In my home, I am a mammalogist. I study the species of my children, monitoring their existences and growth patterns. I am intensely aware of their evolutions and anatomies. I study how they interact with their environments and with one another, then motivate active recommendations.
I am Head of Visitor Services. I ensure that my home is as close to presentation mode to guests as possible around the push-toys and cracker crumbs and straddled shoes. My home is my museum; my museum is an extension of my kinship.
I am a chemical oceanographer. While monitoring the bodies of water my children bathe, swim, and play in, I balance poor water temperature levels and unearth distressing foreign materials. The composition of this element is essential to overall safety and happiness.
I am a buyer. Taking great care in the frequent selection of clothing and footwear for the children, I also delegate diaper changing and coordinate the overall organization of these materials removal or donation when they no longer fit.
I am the sole governess of my estate. I sweep through my home to ensure that cleanliness has been performed and that the children are properly formally enlightened and schooled.

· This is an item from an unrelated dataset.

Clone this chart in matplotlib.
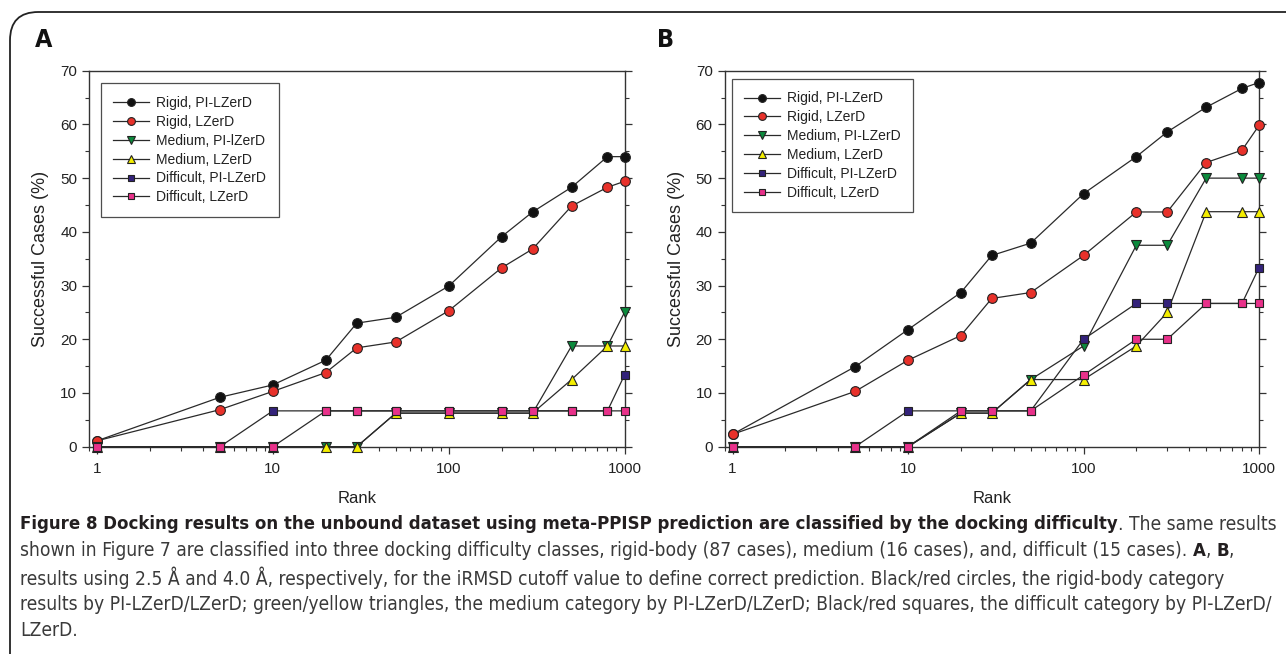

I am the executive chef, regardless of my lack of enthusiasm regarding this career. I supervise kitchen inventory and make educated suggestions for the repair or replacement of equipment. If food purchases require pick-up or shopping, I perform those tasks peacefully. However, delegating to my sous chef and maximizing the productivity of all involved is the preferred choice.
I am the emcee. I make introductions; I handle the crowd. I run the party. I host, I entertain, I keep time. I am the catalyst, the focal point; I construct the atmosphere of welcome, the representation, of my family.
I am much more than just “mom.” The roles are difficult, but valued. And I tip my many stacked hats to all moms this weekend and always.